1.2.82 $WARN : Control emission of warnings

This directive allows to selectively turn on or off the emission of warnings. It takes the following form

{$WARN IDENTIFIER ON}  
{$WARN IDENTIFIER OFF}  
{$WARN IDENTIFIER +}  
{$WARN IDENTIFIER -}  
{$WARN IDENTIFIER ERROR}

ON or + turns on emission of the warning. The OFF or - values suppress the warning. ERROR promotes the warning to an error, and the compiler will treat it as such.

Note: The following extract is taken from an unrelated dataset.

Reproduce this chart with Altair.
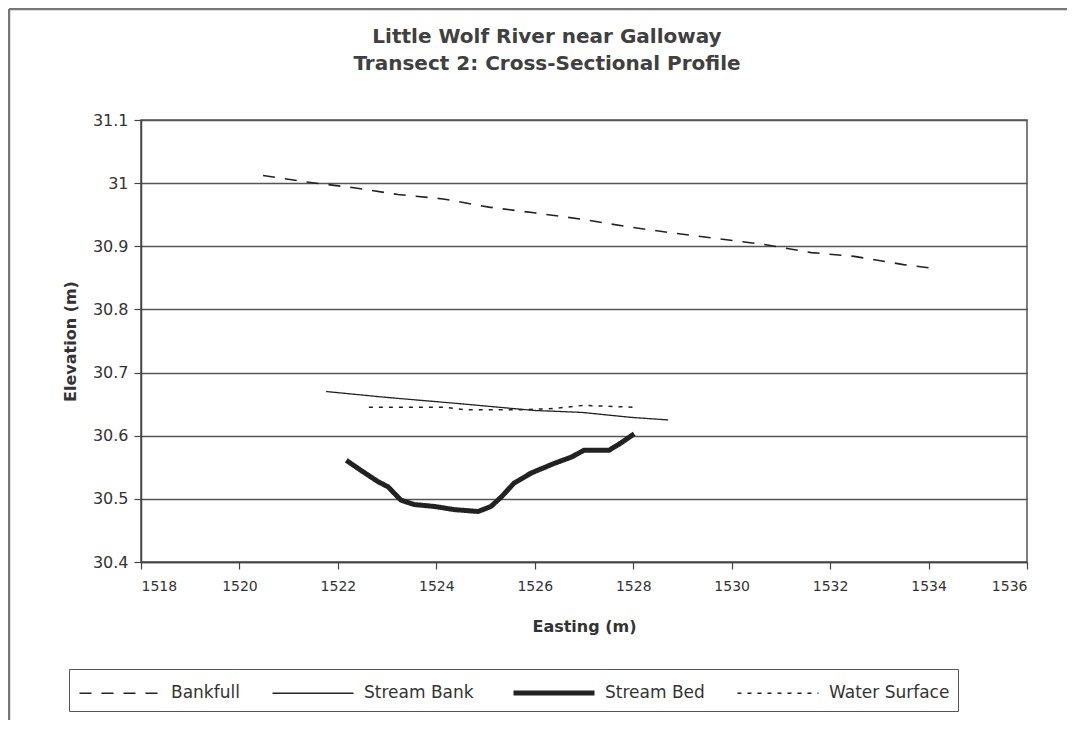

The IDENTIFIER is the name of a warning message. The following names are recognized:

CONSTRUCTING_ABSTRACT
Constructing an instance of a class with abstract methods.
IMPLICIT_VARIANTS
Implicit use of the variants unit.
NO_RETVAL
Function result is not set.
SYMBOL_DEPRECATED
Deprecated symbol.
SYMBOL_EXPERIMENTAL
Experimental symbol
SYMBOL_LIBRARY
Not used.
SYMBOL_PLATFORM
Platform-dependent symbol.
SYMBOL_UNIMPLEMENTED
Unimplemented symbol.
UNIT_DEPRECATED
Deprecated unit.
UNIT_EXPERIMENTAL
Experimental unit.
UNIT_LIBRARY
UNIT_PLATFORM
Platform dependent unit.
UNIT_UNIMPLEMENTED
Unimplemented unit.
ZERO_NIL_COMPAT
Converting 0 to NIL
IMPLICIT_STRING_CAST
Implicit string type conversion
IMPLICIT_STRING_CAST_LOSS
Implicit string typecast with potential data loss from ”$1” to ”$2”
EXPLICIT_STRING_CAST
Explicit string type conversion
EXPLICIT_STRING_CAST_LOSS
Explicit string typecast with potential data loss from ”$1” to ”$2”
CVT_NARROWING_STRING_LOST
Unicode constant cast with potential data loss
INTF_RAISE_VISIBILITY
Using an interface raises the visibility of the implementation of a method. (this is an error for the JVM bytecode backend)

Besides the above text identifiers, the identifier can also be a message number. The numbers of the messages are displayed when the -vq command-line option is used.